The spacecraft also took a close-up look at the bizarre two-toned moon Iapetus, revealing that material as black as tar on one side may be dust from another moon, Phoebe. And it also revealed the aurora of Saturn.
“I think my fondest memory of the Cassini mission was realizing that we had passed through the source of Saturn Kilometric Radiation, radio emissions associated with Saturn’s auroras,” Bill Kurth from the University of Iowa, a member of Cassini’s Radio Plasma and Wave group (Radio and Plasma Wave group), told IFLScience.
“This represented the first time such a radio source region had been sampled directly other than at Earth.”

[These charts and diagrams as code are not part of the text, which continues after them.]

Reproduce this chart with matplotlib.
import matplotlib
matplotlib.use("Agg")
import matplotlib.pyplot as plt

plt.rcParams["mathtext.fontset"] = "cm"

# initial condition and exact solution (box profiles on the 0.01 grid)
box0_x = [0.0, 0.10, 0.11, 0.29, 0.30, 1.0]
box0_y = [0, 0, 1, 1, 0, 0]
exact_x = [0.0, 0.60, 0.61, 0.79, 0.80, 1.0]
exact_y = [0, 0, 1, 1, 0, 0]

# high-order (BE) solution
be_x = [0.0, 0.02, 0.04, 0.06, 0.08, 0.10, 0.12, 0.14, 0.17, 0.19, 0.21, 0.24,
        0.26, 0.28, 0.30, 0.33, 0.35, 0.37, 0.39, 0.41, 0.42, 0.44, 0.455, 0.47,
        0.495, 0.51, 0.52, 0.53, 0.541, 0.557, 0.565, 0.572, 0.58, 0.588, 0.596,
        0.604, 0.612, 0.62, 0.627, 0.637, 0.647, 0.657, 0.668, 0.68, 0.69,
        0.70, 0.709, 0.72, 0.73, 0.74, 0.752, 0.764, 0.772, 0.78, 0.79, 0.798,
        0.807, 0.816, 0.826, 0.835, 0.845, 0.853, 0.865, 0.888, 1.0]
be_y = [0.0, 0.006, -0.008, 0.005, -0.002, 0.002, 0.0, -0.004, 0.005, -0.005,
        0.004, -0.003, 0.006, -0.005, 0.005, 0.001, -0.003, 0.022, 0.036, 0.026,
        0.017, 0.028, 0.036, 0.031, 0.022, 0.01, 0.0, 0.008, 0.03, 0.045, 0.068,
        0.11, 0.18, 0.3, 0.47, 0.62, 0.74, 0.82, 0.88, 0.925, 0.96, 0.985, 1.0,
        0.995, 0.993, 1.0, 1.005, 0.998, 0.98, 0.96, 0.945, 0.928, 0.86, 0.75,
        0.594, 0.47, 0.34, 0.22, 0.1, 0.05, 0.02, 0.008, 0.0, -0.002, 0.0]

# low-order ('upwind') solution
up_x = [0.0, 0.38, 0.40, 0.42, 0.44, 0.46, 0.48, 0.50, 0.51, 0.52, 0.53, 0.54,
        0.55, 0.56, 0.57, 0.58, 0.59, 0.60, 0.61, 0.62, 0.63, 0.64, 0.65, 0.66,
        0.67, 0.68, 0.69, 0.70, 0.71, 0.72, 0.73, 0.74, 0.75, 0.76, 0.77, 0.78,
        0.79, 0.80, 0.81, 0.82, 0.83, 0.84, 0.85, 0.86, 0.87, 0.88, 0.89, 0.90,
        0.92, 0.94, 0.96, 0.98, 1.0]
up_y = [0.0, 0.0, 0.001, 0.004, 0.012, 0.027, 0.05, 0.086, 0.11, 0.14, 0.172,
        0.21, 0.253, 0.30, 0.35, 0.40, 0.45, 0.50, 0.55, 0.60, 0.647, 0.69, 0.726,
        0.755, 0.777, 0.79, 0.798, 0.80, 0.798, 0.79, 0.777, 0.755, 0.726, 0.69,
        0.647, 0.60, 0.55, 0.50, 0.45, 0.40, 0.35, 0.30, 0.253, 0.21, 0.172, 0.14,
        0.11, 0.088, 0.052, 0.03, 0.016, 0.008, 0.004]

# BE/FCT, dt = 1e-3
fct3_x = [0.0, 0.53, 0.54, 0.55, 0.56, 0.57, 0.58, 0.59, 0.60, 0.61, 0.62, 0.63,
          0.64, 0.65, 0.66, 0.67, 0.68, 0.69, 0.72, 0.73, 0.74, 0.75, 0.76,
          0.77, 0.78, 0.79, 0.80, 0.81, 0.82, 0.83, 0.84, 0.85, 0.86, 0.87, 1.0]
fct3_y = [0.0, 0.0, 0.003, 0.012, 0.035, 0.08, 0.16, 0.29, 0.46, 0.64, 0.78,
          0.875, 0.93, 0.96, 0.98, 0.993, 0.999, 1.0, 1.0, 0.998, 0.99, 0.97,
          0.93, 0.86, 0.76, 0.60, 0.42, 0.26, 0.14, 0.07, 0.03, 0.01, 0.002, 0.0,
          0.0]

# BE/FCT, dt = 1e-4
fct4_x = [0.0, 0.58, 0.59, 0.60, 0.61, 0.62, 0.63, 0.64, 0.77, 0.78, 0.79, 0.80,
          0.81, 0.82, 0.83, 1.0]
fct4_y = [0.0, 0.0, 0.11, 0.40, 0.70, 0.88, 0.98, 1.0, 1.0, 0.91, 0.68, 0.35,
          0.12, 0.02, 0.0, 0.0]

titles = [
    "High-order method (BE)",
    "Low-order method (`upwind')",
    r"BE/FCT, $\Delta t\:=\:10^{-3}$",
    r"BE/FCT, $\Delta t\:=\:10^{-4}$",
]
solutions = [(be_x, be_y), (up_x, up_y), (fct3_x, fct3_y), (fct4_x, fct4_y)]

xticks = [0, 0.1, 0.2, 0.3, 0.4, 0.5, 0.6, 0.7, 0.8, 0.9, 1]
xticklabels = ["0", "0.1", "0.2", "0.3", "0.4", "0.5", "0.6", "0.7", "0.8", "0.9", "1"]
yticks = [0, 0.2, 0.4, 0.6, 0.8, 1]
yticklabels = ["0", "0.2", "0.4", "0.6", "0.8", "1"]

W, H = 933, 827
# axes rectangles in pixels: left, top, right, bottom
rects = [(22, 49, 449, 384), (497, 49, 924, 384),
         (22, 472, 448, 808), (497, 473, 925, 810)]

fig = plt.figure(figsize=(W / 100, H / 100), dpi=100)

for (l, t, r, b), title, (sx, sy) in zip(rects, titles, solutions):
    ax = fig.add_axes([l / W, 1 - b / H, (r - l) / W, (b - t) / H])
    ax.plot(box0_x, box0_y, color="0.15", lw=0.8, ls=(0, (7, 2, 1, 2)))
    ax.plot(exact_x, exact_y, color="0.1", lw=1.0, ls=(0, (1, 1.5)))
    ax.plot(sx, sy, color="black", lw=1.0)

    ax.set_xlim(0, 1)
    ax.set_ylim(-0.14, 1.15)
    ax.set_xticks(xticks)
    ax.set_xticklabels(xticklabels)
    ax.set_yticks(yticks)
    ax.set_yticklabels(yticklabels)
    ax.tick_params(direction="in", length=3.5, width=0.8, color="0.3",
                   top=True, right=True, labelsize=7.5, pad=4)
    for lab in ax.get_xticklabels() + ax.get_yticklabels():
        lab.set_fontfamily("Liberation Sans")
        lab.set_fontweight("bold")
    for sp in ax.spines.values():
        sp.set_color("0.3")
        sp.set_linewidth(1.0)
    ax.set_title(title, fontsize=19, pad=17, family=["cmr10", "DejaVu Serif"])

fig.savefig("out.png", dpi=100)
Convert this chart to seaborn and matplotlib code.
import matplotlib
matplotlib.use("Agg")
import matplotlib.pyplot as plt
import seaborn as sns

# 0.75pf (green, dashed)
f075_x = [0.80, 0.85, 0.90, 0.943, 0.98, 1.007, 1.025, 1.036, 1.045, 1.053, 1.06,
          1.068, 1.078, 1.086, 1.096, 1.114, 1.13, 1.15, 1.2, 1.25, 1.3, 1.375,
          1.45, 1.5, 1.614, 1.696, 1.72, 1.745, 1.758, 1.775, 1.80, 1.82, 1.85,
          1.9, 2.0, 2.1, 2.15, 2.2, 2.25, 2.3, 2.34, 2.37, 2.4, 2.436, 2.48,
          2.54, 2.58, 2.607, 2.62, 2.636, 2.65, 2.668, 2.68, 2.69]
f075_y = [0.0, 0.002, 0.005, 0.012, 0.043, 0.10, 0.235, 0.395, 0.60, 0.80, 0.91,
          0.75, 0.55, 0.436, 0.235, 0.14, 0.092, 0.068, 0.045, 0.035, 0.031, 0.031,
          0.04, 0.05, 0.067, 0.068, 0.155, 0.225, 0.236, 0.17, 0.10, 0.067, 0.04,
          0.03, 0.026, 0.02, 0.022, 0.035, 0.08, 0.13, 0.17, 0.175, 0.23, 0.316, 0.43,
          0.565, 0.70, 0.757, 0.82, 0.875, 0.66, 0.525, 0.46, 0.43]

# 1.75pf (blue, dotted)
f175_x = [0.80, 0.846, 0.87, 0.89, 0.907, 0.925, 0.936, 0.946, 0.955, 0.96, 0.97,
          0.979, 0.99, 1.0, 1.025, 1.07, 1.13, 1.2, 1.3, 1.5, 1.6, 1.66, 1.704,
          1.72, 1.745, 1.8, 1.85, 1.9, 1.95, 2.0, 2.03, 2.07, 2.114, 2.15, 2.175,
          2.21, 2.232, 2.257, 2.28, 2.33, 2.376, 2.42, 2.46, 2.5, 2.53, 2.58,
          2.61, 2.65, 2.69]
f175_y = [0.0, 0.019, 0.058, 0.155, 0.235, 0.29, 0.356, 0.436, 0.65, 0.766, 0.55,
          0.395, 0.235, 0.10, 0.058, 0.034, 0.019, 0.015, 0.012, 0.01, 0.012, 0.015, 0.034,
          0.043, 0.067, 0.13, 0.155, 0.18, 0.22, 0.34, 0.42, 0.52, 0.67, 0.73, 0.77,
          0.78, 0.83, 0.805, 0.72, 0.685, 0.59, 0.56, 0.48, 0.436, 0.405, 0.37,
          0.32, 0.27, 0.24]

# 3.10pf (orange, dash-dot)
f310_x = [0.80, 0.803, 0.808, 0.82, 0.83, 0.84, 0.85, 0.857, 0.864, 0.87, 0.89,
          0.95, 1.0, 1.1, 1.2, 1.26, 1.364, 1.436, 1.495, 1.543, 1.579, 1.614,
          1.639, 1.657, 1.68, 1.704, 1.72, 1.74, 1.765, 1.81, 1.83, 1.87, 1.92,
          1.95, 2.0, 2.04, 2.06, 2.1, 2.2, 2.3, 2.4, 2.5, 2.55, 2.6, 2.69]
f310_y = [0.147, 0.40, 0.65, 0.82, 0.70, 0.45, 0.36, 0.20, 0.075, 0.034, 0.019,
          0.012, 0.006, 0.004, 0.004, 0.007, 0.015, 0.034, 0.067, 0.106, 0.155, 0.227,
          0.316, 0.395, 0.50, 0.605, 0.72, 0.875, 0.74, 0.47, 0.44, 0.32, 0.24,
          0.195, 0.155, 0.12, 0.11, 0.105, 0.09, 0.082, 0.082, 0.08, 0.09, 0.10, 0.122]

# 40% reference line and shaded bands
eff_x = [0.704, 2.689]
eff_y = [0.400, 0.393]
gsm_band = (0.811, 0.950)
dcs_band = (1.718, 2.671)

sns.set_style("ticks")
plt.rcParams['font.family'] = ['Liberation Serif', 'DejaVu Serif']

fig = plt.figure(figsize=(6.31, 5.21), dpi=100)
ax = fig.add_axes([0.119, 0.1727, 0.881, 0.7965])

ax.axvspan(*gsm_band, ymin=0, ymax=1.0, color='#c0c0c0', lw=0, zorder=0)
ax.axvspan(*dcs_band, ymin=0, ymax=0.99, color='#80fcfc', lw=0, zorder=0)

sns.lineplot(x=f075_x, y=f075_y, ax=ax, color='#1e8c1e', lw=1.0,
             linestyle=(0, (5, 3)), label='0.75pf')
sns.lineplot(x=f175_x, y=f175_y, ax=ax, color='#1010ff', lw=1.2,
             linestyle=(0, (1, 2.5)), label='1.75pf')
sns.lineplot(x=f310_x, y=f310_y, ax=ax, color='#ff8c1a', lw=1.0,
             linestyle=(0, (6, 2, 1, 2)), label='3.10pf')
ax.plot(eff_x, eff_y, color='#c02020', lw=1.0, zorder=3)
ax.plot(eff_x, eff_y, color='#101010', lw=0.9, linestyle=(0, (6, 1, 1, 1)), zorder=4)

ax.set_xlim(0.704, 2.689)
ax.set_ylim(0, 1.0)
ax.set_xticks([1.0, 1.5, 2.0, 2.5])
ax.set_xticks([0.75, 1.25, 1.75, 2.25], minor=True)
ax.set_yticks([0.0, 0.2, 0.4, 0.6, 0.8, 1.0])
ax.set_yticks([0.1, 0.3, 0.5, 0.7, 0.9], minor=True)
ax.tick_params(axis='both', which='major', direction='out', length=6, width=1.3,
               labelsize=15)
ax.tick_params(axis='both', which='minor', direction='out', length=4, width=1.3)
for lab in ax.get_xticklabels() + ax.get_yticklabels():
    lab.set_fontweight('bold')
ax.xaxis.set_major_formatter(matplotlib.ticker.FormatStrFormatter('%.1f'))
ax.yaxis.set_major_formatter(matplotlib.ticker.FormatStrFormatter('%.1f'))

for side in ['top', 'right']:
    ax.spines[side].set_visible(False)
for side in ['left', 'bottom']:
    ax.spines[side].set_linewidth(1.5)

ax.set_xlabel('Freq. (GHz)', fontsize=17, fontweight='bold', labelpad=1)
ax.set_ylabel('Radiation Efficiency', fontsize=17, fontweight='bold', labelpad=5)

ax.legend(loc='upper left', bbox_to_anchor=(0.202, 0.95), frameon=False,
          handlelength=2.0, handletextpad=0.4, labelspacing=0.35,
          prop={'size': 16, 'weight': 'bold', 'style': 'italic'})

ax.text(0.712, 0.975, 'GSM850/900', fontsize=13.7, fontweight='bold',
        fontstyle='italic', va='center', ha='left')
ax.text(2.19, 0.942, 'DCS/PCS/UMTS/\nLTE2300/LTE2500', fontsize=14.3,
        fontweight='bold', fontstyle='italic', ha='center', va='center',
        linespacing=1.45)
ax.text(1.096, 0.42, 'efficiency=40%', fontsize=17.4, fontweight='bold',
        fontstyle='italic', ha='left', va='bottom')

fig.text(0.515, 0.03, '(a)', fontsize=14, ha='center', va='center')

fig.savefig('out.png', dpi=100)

Cassini has fulfilled dozens of objectives. But a couple have eluded it. One is that we still don’t know how long a day is on Saturn because we aren’t quite sure about the structure of its magnetic field. The other is that we don’t know the true mass of the rings. It’s hoped these Grand Finale orbits may provide some answers.
The mission has continuously required innovations, as Cassini could only carry 12 instruments. One that’s rather incredible is that mission scientists used Saturn’s rings to study the planet’s interior. Looking at patterns within the rings, and monitoring movement within them, it’s been possible to describe movements taking place within Saturn.
Just because the Cassini mission is coming to a close, however, it does not mean the mission is over. Once the mission ends on September 15, scientists will spend another year archiving all the remaining data from the mission. It could then be decades before researchers have finished publishing papers from this data. There’s a long way to go.
Understandably, though, the end of this groundbreaking mission is a heartfelt occasion. “It’s hard to see something that is such a huge part of your life come to an end,” said Ray, who has worked on the mission for 21 years. “It’s like a neighborhood. People have gotten married and had kids, and they have gone to college. And all the big surprises from Cassini are done. It’s a sad time. It’s bittersweet.”
Cassini’s demise leaves just one spacecraft orbiting a planet in the outer Solar System – NASA’s Juno spacecraft around Jupiter. No other spacecraft to this region is currently in the works, although there are numerous ideas.
With attention seeming to focus on the Moon and Mars at the moment, it’s vital to remember how important and groundbreaking planetary science is. Cassini’s end should not be mourned but celebrated, a reminder of how a little cooperation can reap a huge reward. Wherever we go next, Cassini will be a benchmark every other mission can only dream of matching.